Material provided:
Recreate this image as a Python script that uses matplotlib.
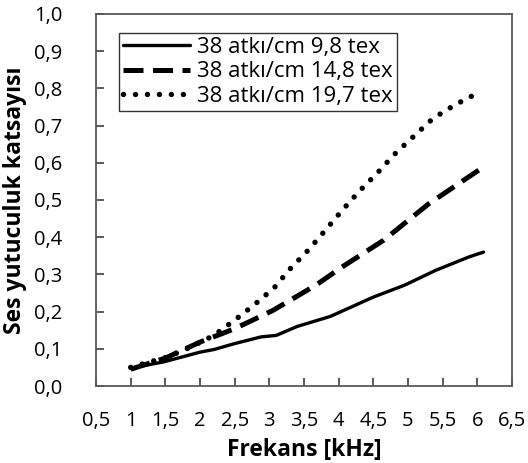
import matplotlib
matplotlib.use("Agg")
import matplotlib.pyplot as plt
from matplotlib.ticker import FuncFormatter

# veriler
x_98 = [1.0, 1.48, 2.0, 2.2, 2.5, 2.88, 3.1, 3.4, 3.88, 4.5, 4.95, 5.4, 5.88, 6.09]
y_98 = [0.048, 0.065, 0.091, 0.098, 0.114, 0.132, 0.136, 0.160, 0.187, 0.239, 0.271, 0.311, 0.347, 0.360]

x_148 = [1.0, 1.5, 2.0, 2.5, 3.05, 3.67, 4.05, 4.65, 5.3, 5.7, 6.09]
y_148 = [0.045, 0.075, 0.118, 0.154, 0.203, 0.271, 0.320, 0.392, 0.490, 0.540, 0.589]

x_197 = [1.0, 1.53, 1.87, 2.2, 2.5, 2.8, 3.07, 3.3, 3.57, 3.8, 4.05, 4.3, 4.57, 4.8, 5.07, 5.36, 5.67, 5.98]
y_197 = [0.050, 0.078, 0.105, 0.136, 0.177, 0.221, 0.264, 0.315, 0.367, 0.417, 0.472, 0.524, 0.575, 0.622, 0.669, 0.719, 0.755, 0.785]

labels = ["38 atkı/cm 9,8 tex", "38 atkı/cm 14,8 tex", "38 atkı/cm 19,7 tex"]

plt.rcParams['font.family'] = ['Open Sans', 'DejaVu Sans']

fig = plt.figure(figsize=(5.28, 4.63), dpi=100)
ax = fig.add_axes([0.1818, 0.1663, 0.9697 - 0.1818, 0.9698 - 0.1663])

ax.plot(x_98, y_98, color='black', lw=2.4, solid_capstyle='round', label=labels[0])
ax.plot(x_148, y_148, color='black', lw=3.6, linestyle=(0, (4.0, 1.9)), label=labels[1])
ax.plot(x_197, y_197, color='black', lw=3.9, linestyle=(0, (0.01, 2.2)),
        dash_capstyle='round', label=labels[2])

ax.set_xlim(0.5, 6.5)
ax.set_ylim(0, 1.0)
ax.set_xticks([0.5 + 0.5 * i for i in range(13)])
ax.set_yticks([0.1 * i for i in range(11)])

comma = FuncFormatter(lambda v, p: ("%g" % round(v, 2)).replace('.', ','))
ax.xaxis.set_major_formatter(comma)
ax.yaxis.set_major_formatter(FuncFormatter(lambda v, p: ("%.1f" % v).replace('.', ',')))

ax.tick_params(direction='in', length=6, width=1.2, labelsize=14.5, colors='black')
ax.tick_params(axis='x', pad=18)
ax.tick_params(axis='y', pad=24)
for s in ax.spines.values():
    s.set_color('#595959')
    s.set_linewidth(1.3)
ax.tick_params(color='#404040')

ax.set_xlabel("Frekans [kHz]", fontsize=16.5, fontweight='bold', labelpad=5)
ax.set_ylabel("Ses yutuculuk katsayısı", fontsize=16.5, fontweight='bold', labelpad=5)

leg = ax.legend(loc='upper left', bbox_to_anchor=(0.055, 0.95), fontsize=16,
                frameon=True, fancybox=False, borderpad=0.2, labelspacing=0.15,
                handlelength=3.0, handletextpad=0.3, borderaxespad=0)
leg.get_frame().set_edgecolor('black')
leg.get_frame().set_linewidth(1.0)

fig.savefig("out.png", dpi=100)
---
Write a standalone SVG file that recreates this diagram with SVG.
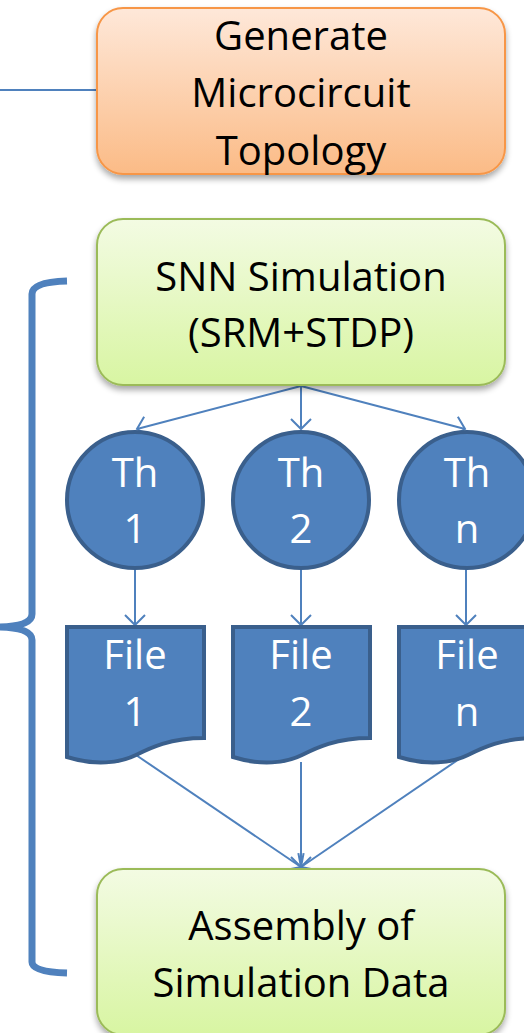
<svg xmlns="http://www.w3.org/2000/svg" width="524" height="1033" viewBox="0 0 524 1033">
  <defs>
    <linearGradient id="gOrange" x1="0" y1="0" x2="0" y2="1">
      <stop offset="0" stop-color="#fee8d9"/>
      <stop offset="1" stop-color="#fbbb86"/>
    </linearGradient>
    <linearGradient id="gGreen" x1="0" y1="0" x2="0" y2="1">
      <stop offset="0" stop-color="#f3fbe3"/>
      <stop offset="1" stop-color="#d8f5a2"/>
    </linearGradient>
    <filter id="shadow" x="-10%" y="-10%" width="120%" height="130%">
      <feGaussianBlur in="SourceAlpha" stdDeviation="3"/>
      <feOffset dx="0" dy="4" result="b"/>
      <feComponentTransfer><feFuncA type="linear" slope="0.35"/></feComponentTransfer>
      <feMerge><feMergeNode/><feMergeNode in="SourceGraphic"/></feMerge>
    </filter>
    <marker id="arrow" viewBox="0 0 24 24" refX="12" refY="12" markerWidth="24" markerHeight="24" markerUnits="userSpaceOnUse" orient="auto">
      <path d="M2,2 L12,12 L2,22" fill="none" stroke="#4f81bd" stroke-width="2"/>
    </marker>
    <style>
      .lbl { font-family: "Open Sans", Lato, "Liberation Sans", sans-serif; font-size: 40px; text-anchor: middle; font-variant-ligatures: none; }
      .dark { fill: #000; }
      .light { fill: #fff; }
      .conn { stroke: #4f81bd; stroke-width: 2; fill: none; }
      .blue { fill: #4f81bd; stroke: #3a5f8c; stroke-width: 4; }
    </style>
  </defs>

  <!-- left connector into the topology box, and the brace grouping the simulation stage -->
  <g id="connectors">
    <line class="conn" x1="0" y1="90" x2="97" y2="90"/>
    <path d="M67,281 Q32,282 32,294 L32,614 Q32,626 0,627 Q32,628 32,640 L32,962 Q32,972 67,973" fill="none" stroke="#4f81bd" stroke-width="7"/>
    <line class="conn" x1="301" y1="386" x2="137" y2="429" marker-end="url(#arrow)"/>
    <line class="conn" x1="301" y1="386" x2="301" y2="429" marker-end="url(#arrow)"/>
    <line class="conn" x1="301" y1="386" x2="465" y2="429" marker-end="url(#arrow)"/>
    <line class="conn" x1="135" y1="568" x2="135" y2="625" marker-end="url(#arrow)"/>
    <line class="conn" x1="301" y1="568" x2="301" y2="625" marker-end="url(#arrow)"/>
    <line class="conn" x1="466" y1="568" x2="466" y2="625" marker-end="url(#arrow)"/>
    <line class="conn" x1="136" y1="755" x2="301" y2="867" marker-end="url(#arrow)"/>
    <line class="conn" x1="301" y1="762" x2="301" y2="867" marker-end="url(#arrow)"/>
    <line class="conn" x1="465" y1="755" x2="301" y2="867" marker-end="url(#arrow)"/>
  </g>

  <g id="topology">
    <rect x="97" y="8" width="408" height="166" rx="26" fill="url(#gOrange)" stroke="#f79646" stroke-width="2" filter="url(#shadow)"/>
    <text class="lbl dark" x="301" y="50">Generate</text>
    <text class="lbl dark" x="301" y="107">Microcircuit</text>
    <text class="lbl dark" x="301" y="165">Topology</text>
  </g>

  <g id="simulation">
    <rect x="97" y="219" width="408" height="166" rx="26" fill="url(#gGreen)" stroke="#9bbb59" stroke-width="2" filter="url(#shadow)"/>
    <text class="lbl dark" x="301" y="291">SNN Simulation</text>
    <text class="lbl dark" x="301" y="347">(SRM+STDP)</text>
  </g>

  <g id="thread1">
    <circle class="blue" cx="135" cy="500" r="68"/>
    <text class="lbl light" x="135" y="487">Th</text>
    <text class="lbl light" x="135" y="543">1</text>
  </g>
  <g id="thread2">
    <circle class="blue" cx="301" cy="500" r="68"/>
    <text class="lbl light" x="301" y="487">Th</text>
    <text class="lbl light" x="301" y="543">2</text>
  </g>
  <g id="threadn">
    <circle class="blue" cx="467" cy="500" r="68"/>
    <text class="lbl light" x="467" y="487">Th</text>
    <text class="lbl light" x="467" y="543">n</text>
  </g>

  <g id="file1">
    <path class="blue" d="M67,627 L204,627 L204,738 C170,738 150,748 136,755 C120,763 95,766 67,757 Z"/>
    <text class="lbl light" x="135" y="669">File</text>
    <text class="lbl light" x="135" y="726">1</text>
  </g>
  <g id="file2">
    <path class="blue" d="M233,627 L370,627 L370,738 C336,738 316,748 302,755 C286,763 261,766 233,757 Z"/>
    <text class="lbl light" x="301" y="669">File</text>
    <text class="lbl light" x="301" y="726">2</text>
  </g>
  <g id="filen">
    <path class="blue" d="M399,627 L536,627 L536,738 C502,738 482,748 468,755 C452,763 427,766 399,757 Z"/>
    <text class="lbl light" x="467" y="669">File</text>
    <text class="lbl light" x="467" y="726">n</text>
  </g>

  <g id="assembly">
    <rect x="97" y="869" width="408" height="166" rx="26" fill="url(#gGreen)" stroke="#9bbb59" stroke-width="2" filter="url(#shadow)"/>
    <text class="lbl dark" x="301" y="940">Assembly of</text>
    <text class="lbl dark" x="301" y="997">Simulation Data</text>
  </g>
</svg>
* * *
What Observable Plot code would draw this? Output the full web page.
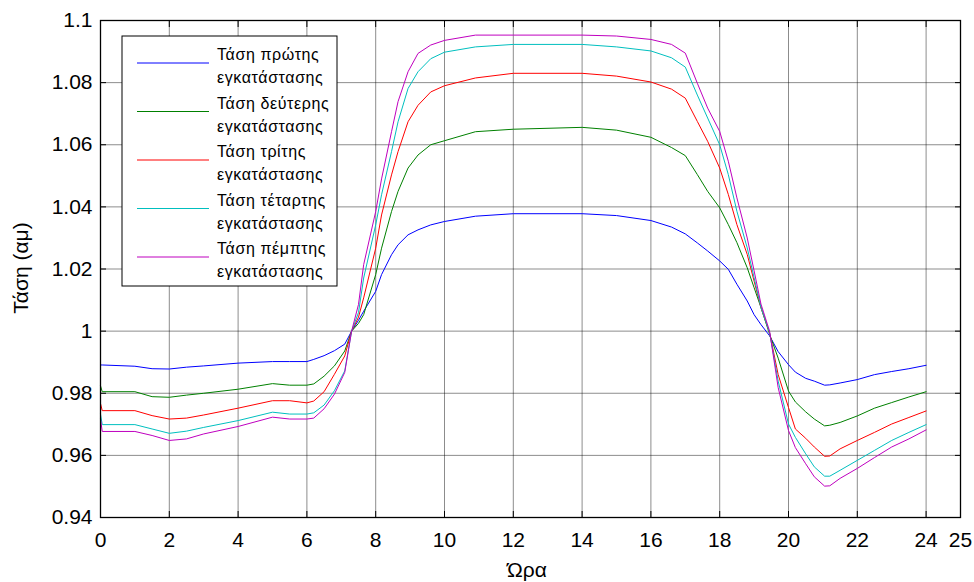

Requirement:
Gather up every line from the listing above in which the word "that" occurs.

Response to this exercise:
Recreate this image as a Python script that uses matplotlib.
Write a standalone SVG file that recreates this diagram with SVG.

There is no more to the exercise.